By Sophie Mitra, Ph.D, Rutgers University (sophiem@rci.rutgers.edu)

Elaine Fultz and Markus Ruck, Editors, Reforming Worker Protections: Disability Pensions in Transformation, International Labour Organization, Geneva, 2002.

This book deals with disability policy reforms that have taken place in the Czech Republic, Estonia and Poland in the context of the economic and political transition in Eastern and Central Europe since 1989.

The book starts with an overview chapter by Elaine Fultz on the reforms in the Czech Republic, Estonia and Poland. Then for each of these countries, the book has a separate chapter by individual authors that includes a comprehensive description of the disability pension scheme before 1989, the main elements of the policy reforms and an evaluation of the initial impact of the reform efforts when data are available.
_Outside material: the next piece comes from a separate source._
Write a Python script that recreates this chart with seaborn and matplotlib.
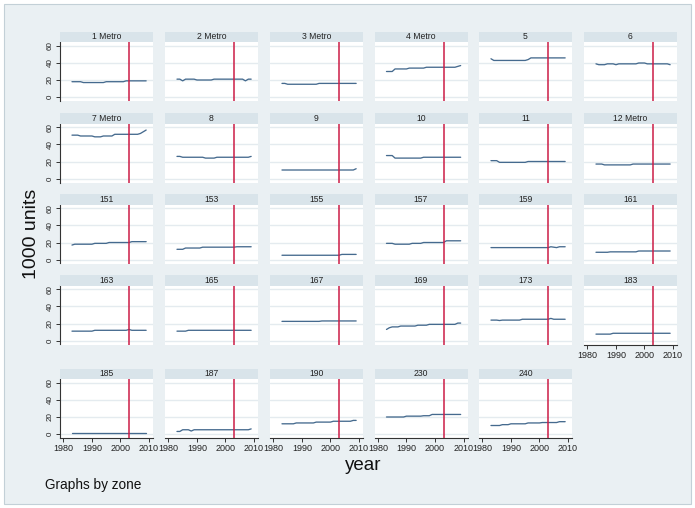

Disability reforms in the Czech Republic, Estonia and Poland have generally tended to reduce the rates of allowances of disability pensions but, except for Poland, have not succeeded to curb disability expenditures. In all three countries, reforms have failed to make work an attractive alternative to benefit receipt and to improve the return to work rate of beneficiaries.

The book also has a chapter by Ilene Zeitzer on three Western European countries that have undertaken major reforms of their disability pensions systems, namely The Netherlands, the U.K. and Sweden.

Overall, this book contains a lot of information that is useful to anyone interested in European disability policies. After reading this book, it appears that Western and Eastern European countries have faced similar challenges associated with growing disability pension rolls and expenditures and very low return to work rates despite having fundamentally different political and economic backgrounds in the late 1980s and 1990s. The large amount of information contained in this book could serve as the basis of a comparative analysis of disability policy challenges and reforms in Western and Eastern Europe in the 1990s.